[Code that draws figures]

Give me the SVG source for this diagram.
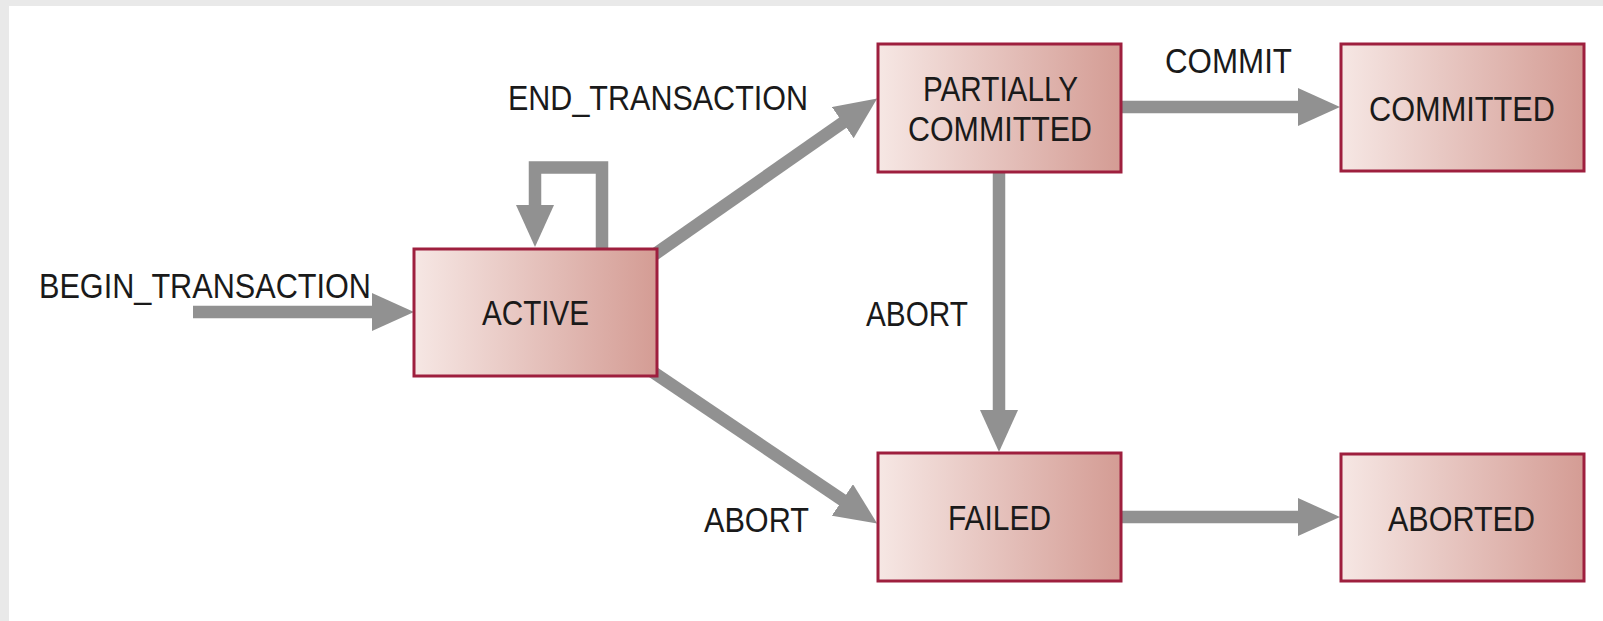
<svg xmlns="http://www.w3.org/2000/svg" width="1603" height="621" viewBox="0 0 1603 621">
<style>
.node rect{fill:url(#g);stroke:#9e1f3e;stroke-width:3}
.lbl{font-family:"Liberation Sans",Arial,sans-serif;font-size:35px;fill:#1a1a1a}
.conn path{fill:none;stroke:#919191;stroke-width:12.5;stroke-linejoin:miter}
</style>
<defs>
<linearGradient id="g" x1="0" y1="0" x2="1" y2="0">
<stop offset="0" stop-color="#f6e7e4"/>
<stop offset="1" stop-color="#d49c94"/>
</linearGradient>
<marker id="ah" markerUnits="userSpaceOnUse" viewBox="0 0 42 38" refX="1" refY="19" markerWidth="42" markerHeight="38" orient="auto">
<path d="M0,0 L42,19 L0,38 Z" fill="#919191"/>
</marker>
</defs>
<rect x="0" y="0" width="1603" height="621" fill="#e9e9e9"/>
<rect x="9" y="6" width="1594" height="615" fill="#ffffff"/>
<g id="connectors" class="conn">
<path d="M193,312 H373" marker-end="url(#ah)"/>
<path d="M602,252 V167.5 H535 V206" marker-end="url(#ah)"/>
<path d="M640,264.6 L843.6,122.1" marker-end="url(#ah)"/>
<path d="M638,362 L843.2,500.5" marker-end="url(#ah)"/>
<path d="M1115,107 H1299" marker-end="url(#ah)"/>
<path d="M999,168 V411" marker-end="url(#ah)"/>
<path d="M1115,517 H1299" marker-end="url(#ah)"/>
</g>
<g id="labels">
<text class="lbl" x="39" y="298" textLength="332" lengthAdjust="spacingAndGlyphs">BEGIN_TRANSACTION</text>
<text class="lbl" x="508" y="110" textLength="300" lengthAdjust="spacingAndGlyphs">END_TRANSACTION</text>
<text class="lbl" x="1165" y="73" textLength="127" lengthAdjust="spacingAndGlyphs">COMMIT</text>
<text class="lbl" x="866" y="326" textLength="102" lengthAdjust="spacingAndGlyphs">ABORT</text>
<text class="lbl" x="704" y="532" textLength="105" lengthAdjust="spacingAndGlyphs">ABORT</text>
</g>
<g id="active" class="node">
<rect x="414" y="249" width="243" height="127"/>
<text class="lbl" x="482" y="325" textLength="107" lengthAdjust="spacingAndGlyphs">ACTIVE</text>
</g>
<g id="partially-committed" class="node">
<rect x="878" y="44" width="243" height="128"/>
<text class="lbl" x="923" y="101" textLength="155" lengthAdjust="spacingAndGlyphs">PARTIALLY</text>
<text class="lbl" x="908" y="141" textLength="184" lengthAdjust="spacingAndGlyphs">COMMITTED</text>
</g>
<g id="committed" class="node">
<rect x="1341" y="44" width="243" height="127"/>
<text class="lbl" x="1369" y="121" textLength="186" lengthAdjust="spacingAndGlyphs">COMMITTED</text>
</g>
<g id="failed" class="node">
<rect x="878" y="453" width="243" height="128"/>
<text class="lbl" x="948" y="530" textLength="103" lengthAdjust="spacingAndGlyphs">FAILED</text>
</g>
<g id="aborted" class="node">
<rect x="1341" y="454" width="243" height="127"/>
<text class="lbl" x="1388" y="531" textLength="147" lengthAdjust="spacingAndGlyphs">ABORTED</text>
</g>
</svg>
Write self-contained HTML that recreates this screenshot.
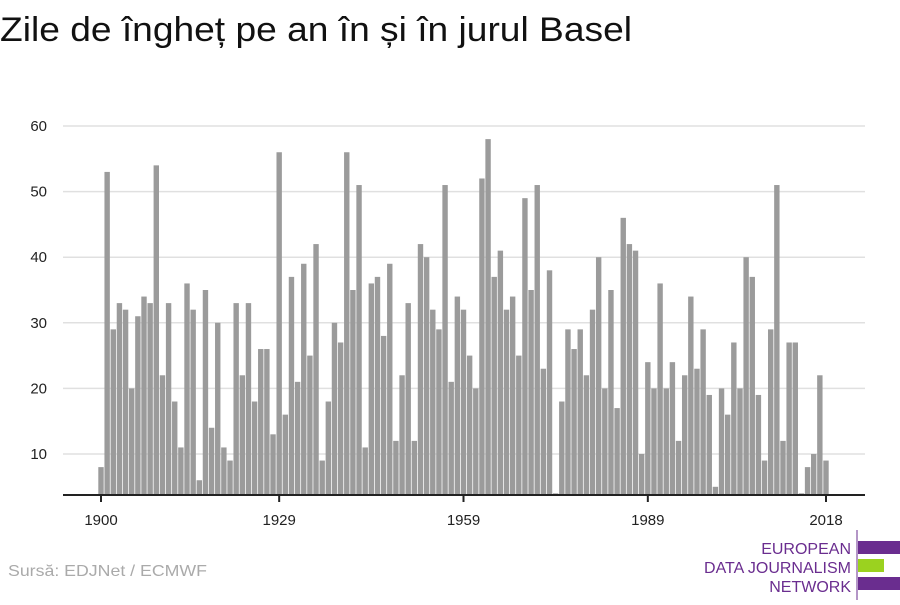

EXERCISE OBJECTIVE: Collect each line above holding the string "this".

TASK ANSWER:
Give me the SVG source for this diagram.
Write self-contained HTML that recreates this screenshot.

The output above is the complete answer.